Ynysawdre is a small community in Bridgend County Borough, south Wales. It is located to the east of Aberkenfig in Wales, and comprises the two villages of Tondu and Brynmenyn. The name Ynysawdre is also usually used for a small section of Tondu. At the 2001 census, the population of the community was 3,698, reducing to 3,367 at the 2011 Census.

==Buildings of note==
The community of Ynysawdre is home to several notable buildings. Tondu Ironworks is an important remnant of Britain's industrial heritage. Built in 1820 by Sir Robert Price, the ironworks, although derelict, still survive as a series of large roofless stone buildings. Structures surviving include the charging bank, the blast-engine house, a range of seven iron ore calcining kilns, each 62 ft by 32 ft in size, and over a hundred beehive-shaped coking kilns. The calcining and coking kilns are rare surviving examples of the thousands of kilns once found throughout Britain.

Other notable remains from the area's industrial past include Aberkenfig Railway Bridge and Glan-Rhyd Railway Viaduct, two horse-drawn railway bridges, both built in the 1920s.

== Education ==
Ynysawdre is home to Coleg Cymunedol Y Dderwen, a large English-medium comprehensive school which serves the Garw and Ogmore valleys. Y Dderwen was formerly the two schools of Ynysawdre School and Ogmore School; Ynysawdre was based on Y Dderwen's current site and Ogmore School was based in the nearby village of Bryncethin. Y Dderwen's new building opened in 2013.

The community was also home to Archbishop McGrath Catholic High School until mid-2011, when it relocated to a new building in Brackla. The school served the entire county borough.
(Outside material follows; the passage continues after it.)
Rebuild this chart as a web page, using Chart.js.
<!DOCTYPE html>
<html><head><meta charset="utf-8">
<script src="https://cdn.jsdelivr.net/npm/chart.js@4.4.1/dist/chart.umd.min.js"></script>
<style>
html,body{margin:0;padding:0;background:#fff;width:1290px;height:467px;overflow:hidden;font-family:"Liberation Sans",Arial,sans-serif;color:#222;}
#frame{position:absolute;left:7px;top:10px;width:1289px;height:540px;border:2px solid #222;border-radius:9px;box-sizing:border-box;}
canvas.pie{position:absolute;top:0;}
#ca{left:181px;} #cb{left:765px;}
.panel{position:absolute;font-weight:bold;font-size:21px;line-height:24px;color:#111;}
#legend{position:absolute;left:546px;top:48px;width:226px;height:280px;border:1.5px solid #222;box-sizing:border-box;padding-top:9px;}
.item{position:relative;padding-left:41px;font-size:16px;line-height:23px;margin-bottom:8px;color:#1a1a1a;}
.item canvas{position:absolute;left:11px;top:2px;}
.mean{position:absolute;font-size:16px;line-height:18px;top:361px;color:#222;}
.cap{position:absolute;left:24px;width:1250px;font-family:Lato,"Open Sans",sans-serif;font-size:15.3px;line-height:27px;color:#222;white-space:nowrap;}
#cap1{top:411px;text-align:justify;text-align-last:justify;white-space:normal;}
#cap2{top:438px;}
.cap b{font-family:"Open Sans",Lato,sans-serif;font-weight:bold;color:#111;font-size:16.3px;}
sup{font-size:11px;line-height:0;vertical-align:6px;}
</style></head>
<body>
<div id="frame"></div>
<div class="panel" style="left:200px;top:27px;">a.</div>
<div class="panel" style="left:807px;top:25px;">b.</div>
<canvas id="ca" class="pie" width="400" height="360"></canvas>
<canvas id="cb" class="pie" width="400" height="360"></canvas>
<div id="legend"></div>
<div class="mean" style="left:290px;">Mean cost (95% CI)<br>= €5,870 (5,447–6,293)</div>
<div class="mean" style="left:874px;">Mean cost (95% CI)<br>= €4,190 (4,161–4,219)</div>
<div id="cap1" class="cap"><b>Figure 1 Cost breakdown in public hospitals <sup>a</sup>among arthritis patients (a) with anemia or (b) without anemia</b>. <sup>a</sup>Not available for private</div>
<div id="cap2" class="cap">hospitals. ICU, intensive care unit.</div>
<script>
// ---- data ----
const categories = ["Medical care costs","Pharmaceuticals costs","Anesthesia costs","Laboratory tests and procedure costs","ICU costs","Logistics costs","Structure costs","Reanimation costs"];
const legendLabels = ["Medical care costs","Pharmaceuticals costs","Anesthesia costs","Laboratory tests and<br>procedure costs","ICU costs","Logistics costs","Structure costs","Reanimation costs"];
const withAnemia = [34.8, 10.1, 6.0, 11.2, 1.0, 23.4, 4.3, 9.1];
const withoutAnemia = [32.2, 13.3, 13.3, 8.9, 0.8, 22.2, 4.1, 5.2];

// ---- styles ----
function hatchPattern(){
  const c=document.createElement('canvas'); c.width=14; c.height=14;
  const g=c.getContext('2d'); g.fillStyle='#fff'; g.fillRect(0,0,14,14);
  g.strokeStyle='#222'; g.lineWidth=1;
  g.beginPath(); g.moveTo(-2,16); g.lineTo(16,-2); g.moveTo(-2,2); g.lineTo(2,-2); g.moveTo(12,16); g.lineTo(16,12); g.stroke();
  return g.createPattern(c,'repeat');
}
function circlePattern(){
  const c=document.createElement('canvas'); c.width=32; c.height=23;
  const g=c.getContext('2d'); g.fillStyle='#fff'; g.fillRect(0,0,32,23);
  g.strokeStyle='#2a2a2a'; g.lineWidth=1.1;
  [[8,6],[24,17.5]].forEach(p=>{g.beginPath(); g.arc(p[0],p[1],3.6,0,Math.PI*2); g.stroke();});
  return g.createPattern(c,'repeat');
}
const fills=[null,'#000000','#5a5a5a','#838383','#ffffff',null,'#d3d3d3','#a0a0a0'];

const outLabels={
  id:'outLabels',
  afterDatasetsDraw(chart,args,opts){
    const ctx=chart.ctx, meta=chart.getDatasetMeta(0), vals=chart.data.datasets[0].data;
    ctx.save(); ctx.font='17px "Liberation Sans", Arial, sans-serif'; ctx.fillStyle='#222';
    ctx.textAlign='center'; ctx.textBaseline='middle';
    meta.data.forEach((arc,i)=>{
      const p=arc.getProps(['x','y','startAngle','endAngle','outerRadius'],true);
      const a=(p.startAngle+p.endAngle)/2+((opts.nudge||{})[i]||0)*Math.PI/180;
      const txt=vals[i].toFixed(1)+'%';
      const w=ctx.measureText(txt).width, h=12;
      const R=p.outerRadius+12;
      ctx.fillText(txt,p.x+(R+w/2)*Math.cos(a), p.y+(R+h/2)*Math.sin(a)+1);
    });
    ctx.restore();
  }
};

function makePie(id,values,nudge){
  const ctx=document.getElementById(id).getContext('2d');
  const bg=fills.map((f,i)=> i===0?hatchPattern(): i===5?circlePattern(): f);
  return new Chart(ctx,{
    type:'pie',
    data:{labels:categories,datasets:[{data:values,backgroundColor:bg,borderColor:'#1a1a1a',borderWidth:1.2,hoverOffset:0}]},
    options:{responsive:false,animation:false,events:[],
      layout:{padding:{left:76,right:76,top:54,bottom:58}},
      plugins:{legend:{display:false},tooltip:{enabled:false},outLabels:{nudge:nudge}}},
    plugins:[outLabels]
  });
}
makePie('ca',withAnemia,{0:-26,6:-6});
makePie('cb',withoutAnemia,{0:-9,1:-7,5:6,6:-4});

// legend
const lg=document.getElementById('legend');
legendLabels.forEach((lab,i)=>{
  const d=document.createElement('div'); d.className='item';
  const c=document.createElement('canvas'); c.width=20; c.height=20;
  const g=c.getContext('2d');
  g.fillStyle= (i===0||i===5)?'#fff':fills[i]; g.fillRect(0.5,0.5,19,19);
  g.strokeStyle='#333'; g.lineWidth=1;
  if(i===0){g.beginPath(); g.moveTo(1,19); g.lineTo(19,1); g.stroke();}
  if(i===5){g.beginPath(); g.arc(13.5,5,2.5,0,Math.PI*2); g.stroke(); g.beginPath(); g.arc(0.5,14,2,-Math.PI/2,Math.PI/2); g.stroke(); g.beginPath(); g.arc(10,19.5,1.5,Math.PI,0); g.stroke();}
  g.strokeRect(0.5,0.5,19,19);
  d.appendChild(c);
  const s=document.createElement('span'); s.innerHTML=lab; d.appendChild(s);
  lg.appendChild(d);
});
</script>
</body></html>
Ynysawdre is also home to Brynmenyn Primary School, a small school with its own nursery. Tondu Primary School is located in the village of Aberkenfig.

== Sport ==
Ynysawdre is the location of Pandy Park, home of Tondu RFC. Pandy Park houses numerous football and rugby pitches. Ynysawdre Pool and Fitness Centre is located on Heol-Yr-Ysgol, one of the main roads.

== Governance ==
At the local level Ynysawdre has a community council, comprising up to ten community councillors elected (or co-opted) from the community wards of Tondu and Brynmenyn.

Ynysawdre was also an ward electing a county councillor to Bridgend County Borough Council. Since 1995 the ward had been represented by the Labour Party. In January 2019 a consultation period began, to review the wards and representation in the county. The proposals included merging the Ynysawdre ward with neighbouring Sarn. From the 2022 local elections Ynysawdre became part of the 'St Bride's Minor and Ynysawdre' ward, which also covers the community of St Bride's Minor. The ward elects three county councillors.